**The records**:
+---+
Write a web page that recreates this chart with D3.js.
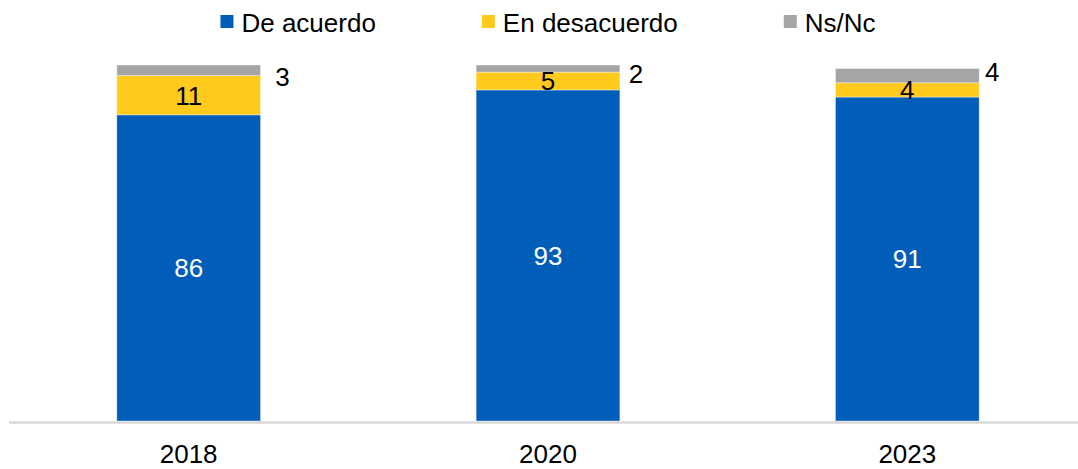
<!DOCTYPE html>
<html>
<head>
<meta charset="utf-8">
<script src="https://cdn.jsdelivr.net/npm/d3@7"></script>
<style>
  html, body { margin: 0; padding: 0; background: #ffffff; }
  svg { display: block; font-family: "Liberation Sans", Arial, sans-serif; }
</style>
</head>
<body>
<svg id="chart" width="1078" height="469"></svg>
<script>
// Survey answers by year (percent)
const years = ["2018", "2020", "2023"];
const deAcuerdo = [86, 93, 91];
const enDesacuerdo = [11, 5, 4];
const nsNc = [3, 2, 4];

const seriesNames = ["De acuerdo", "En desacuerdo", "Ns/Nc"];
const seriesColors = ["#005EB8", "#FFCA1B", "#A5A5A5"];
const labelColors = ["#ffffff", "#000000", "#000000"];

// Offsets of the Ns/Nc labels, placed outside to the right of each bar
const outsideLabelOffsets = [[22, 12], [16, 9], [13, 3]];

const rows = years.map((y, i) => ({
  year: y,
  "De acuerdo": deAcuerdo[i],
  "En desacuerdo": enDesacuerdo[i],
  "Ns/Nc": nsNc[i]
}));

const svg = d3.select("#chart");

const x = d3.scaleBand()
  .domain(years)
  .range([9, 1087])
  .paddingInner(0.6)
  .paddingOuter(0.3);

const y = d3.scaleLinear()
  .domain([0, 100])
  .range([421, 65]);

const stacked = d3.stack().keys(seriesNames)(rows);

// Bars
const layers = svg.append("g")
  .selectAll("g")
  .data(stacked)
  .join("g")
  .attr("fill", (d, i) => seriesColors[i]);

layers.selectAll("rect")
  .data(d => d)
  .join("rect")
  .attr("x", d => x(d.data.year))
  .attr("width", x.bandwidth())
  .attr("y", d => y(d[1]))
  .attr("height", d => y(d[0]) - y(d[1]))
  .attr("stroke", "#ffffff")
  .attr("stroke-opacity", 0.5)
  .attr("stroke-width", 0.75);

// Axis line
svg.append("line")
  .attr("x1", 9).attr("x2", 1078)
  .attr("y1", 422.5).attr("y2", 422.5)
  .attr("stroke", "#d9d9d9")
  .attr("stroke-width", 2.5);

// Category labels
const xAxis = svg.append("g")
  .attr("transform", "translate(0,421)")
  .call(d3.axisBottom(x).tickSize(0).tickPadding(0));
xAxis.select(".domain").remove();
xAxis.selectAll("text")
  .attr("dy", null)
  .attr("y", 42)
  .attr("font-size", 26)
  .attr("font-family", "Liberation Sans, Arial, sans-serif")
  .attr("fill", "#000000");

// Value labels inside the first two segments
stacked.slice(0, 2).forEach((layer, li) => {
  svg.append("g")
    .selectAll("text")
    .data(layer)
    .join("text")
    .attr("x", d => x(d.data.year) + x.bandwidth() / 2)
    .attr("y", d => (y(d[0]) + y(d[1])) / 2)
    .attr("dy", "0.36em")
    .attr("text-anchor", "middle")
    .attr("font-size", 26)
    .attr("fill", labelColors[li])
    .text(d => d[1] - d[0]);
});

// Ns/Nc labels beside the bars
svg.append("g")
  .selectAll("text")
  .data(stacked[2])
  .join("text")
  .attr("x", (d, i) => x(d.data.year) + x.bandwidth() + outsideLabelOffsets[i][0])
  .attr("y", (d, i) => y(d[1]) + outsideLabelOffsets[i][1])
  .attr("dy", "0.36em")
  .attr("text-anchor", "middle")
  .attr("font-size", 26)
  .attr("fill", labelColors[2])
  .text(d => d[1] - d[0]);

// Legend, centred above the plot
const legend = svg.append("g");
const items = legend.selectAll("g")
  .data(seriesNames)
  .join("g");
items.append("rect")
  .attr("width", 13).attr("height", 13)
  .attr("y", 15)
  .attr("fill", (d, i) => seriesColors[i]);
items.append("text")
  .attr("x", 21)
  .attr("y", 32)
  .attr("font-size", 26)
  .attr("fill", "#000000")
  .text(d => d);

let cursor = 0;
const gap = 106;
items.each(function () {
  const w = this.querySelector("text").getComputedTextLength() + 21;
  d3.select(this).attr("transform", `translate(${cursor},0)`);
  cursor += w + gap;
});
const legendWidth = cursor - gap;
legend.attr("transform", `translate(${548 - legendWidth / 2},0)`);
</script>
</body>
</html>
+---+
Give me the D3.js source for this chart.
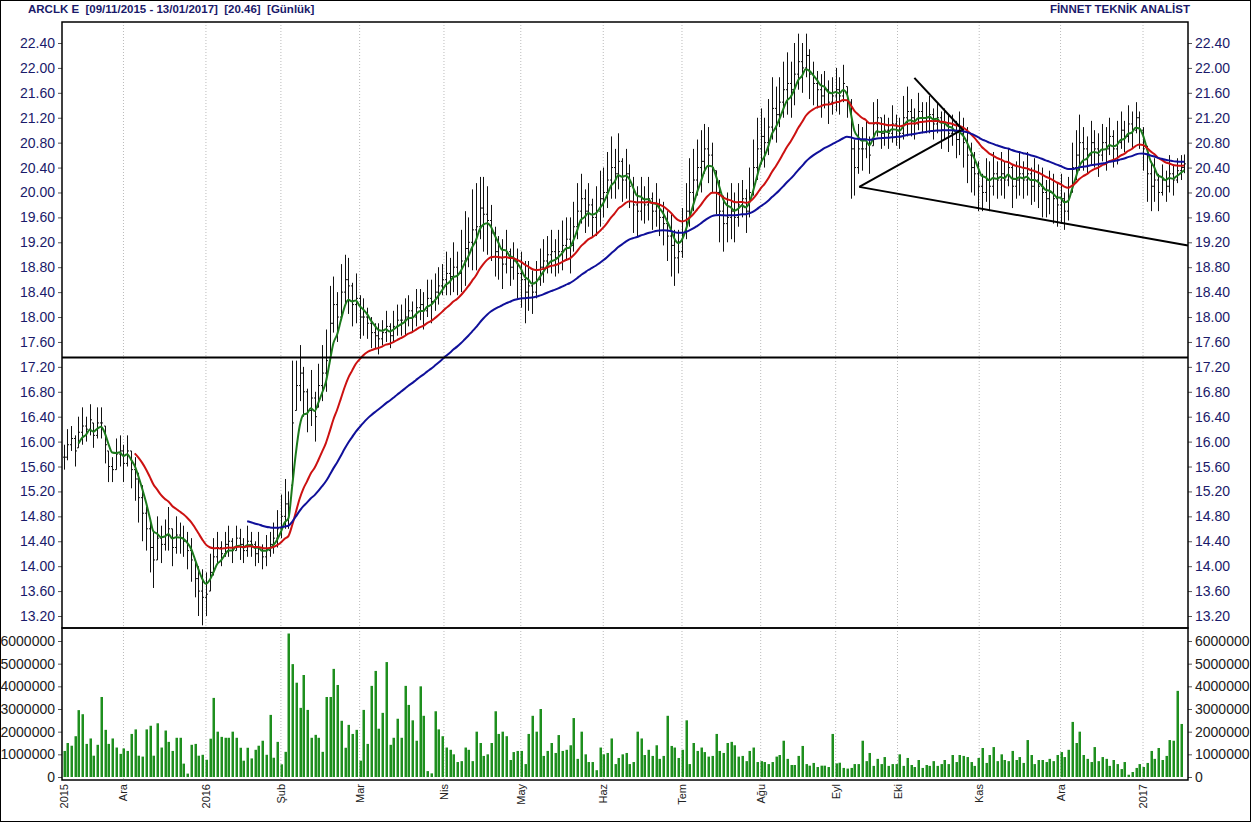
+---+
Work out how many lines above have the string "this" in them, and give only the number.

4